**Objective:** Leaving out the pictures, retype all the material exactly.
□ □ □ □ □ □ □
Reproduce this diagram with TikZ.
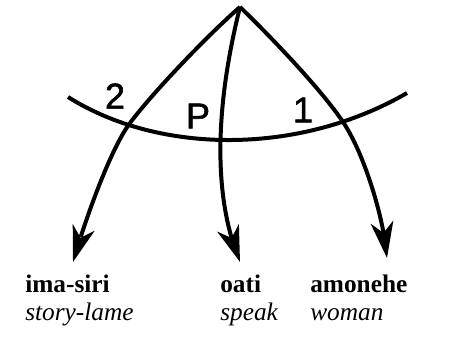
\documentclass[tikz,border=0pt]{standalone}
\usepackage{fontspec}
\setmainfont{Liberation Serif}
\newfontfamily\lblfont[FakeBold=1.5]{Liberation Sans}
\usetikzlibrary{arrows.meta,bending}
\begin{document}
\begin{tikzpicture}[x=0.75pt,y=-0.75pt,
  curve/.style={line width=3pt,-{Stealth[length=27pt,width=17pt,inset=8pt,flex]}},
  word/.style={anchor=base west,inner sep=0pt,font=\fontsize{19}{22}\selectfont\bfseries},
  gloss/.style={anchor=base west,inner sep=0pt,font=\fontsize{19}{22}\selectfont\itshape},
  rolelbl/.style={inner sep=0pt,font=\lblfont\fontsize{27}{30}\selectfont}]
\useasboundingbox (0,0) rectangle (453,347);
\coordinate (apex) at (240,7);
\coordinate (t2) at (73,262);
\coordinate (tp) at (240,262);
\coordinate (t1) at (387,258);
\coordinate (al) at (68,97);
\coordinate (ar) at (407,93);
\coordinate (l2) at (130,123);
\coordinate (r2) at (343,122);
\draw[curve] (apex) .. controls (210,33) and (154,91) .. (l2)
                    .. controls (109,151) and (83,227) .. (t2);
\draw[curve] (apex) .. controls (218,95) and (210,190) .. (tp);
\draw[curve] (apex) .. controls (269,35) and (321,89) .. (r2)
                    .. controls (364,153) and (384,218) .. (t1);
\draw[line width=3pt] (al) .. controls (160,155) and (300,155) .. (ar);
\node[rolelbl] (n2) at (115,96) {2};
\node[rolelbl] (nP) at (198,116) {P};
\node[rolelbl] (n1) at (303,110) {1};
\node[word] (w1) at (25,292) {ima-siri};
\node[gloss] (g1) at (25,320) {story-lame};
\node[word] (w2) at (220,292) {oati};
\node[gloss] (g2) at (220,320) {speak};
\node[word] (w3) at (310,292) {amonehe};
\node[gloss] (g3) at (310,320) {woman};
\end{tikzpicture}
\end{document}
□ □ □ □ □ □ □
**Written response:**
Reproduce this diagram with TikZ.
\documentclass[tikz,border=0pt]{standalone}
\usepackage{fontspec}
\setmainfont{Liberation Serif}
\newfontfamily\lblfont[FakeBold=1.5]{Liberation Sans}
\usetikzlibrary{arrows.meta,bending}
\begin{document}
\begin{tikzpicture}[x=0.75pt,y=-0.75pt,
  curve/.style={line width=3pt,-{Stealth[length=27pt,width=17pt,inset=8pt,flex]}},
  word/.style={anchor=base west,inner sep=0pt,font=\fontsize{19}{22}\selectfont\bfseries},
  gloss/.style={anchor=base west,inner sep=0pt,font=\fontsize{19}{22}\selectfont\itshape},
  rolelbl/.style={inner sep=0pt,font=\lblfont\fontsize{27}{30}\selectfont}]
\useasboundingbox (0,0) rectangle (453,347);
\coordinate (apex) at (240,7);
\coordinate (t2) at (73,262);
\coordinate (tp) at (240,262);
\coordinate (t1) at (387,258);
\coordinate (al) at (68,97);
\coordinate (ar) at (407,93);
\coordinate (l2) at (130,123);
\coordinate (r2) at (343,122);
\draw[curve] (apex) .. controls (210,33) and (154,91) .. (l2)
                    .. controls (109,151) and (83,227) .. (t2);
\draw[curve] (apex) .. controls (218,95) and (210,190) .. (tp);
\draw[curve] (apex) .. controls (269,35) and (321,89) .. (r2)
                    .. controls (364,153) and (384,218) .. (t1);
\draw[line width=3pt] (al) .. controls (160,155) and (300,155) .. (ar);
\node[rolelbl] (n2) at (115,96) {2};
\node[rolelbl] (nP) at (198,116) {P};
\node[rolelbl] (n1) at (303,110) {1};
\node[word] (w1) at (25,292) {ima-siri};
\node[gloss] (g1) at (25,320) {story-lame};
\node[word] (w2) at (220,292) {oati};
\node[gloss] (g2) at (220,320) {speak};
\node[word] (w3) at (310,292) {amonehe};
\node[gloss] (g3) at (310,320) {woman};
\end{tikzpicture}
\end{document}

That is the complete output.